Alors que les films américains soutenus depuis deux ans par la Quinzaine des Cinéastes partagent tous un certain goût de la marge, Good One (qui faisait partie de la sélection cette année aux côtés d’Eephus et de Noël à Miller’s Point) se démarque d’abord par une esthétique ouvertement lisse et émaillée de quelques scories du teen movie indépendant. Dans les premières scènes, une petite mélodie à la guitare enjolive des plans de paysage impersonnels et des situations stéréotypées, comme l’inévitable discussion entre deux copines avachies côte à côte sur un lit, par laquelle on rencontre Sam (Lily Colias), la protagoniste principale. Elle accompagne ensuite son père et Matt, un ami de ce dernier, pour un week-end en randonnée. Dans la voiture, sa timidité – là encore, assez attendue – l’empêche de s’affirmer face aux deux adultes. Elle traîne son spleen à l’arrière du véhicule, les yeux rivés vers la fenêtre, écoutant de loin les discussions d’un père absent mais doux, et d’un faux oncle bedonnant et (trop) gentiment pathétique. Au sein de cette entame balisée, Lily Colias tire pourtant son épingle du jeu, par sa nonchalance un peu étrange et sa présence discrète.

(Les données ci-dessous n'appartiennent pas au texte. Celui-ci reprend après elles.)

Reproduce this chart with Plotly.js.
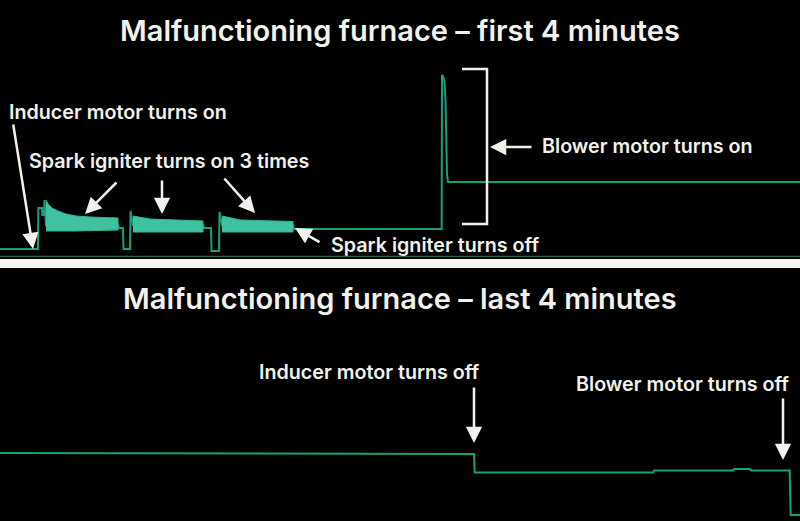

Si la mise en scène est parfois volontariste lorsqu’elle souligne le décalage entre l’adolescente et les adultes (notamment par l’usage marqué de la demi-bonnette, comme dans un thriller de Brian De Palma), elle se révèle progressivement plus fine, épousant l’effacement de Sam. Cette dernière se fond plus d’une fois dans le décor, ses vêtements ayant souvent les mêmes teintes que celles du papier peint des pièces qu’elle visite (sa chambre, les toilettes d’un refuge, etc.). India Donaldson, dont c’est le premier long-métrage, travaillait dans le textile avant de faire du cinéma, ce dont elle semble avoir gardé un sens du détail évocateur. Par exemple, Matt n’a emporté que des jeans totalement inadaptés à la marche, et doit les déchirer en short pour pouvoir continuer, ce qui souligne bien sa bizarrerie d’abord charmante, puis plus inquiétante. Cette précision s’exprime de plus en plus au fil de la marche, la forme du film échappant à sa joliesse initiale pour laisser place à une esthétique plus composée, voire radicale. Les cadres s’élargissent en même temps que les plans s’étirent dans la durée, à mesure que Sam laisse durer ses silences, se fait observatrice d’une violence sourde qui s’immisce dans la marche. Le temps que la cinéaste prend à filmer cette jeune femme est celui que son père ne prend pas à la regarder, comme le souligne une simple et belle réplique prononcée au bord d’une rivière. Alors qu’il lui demande si elle est excitée d’entrer à la fac, elle lui répond, à juste titre d’ailleurs (ce qu’on réalise en même temps que lui) : « C’est la première question que tu me poses du week-end. »
C’est surtout autour d’un feu que le récit bascule pour de bon dans une tonalité plus grave, au détour d’une scène rejouant et amplifiant la dynamique générale du film. Les trois personnages rient doucement autour du brasier, avant que le père, pris de sommeil, s’éclipse et laisse Sam en tête à tête avec son vieil ami. Leurs échanges sont d’abord teintés d’une mélancolie un peu attendue, puis les silences laissent place à un malaise naissant, brutalement confirmé par une réplique glaçante de Matt, qu’on ne dévoilera pas. Ces mots, et la stupeur qui s’ensuit, redéfinissent notre regard sur tout ce qu’on a vu jusqu’ici, en particulier la bonhommie trop aimable de ce personnage. Il fallait sans doute passer par cette douceur trompeuse pour mieux y déceler la dureté qu’elle cachait, et s’en affranchir aux côtés de cette singulière héroïne.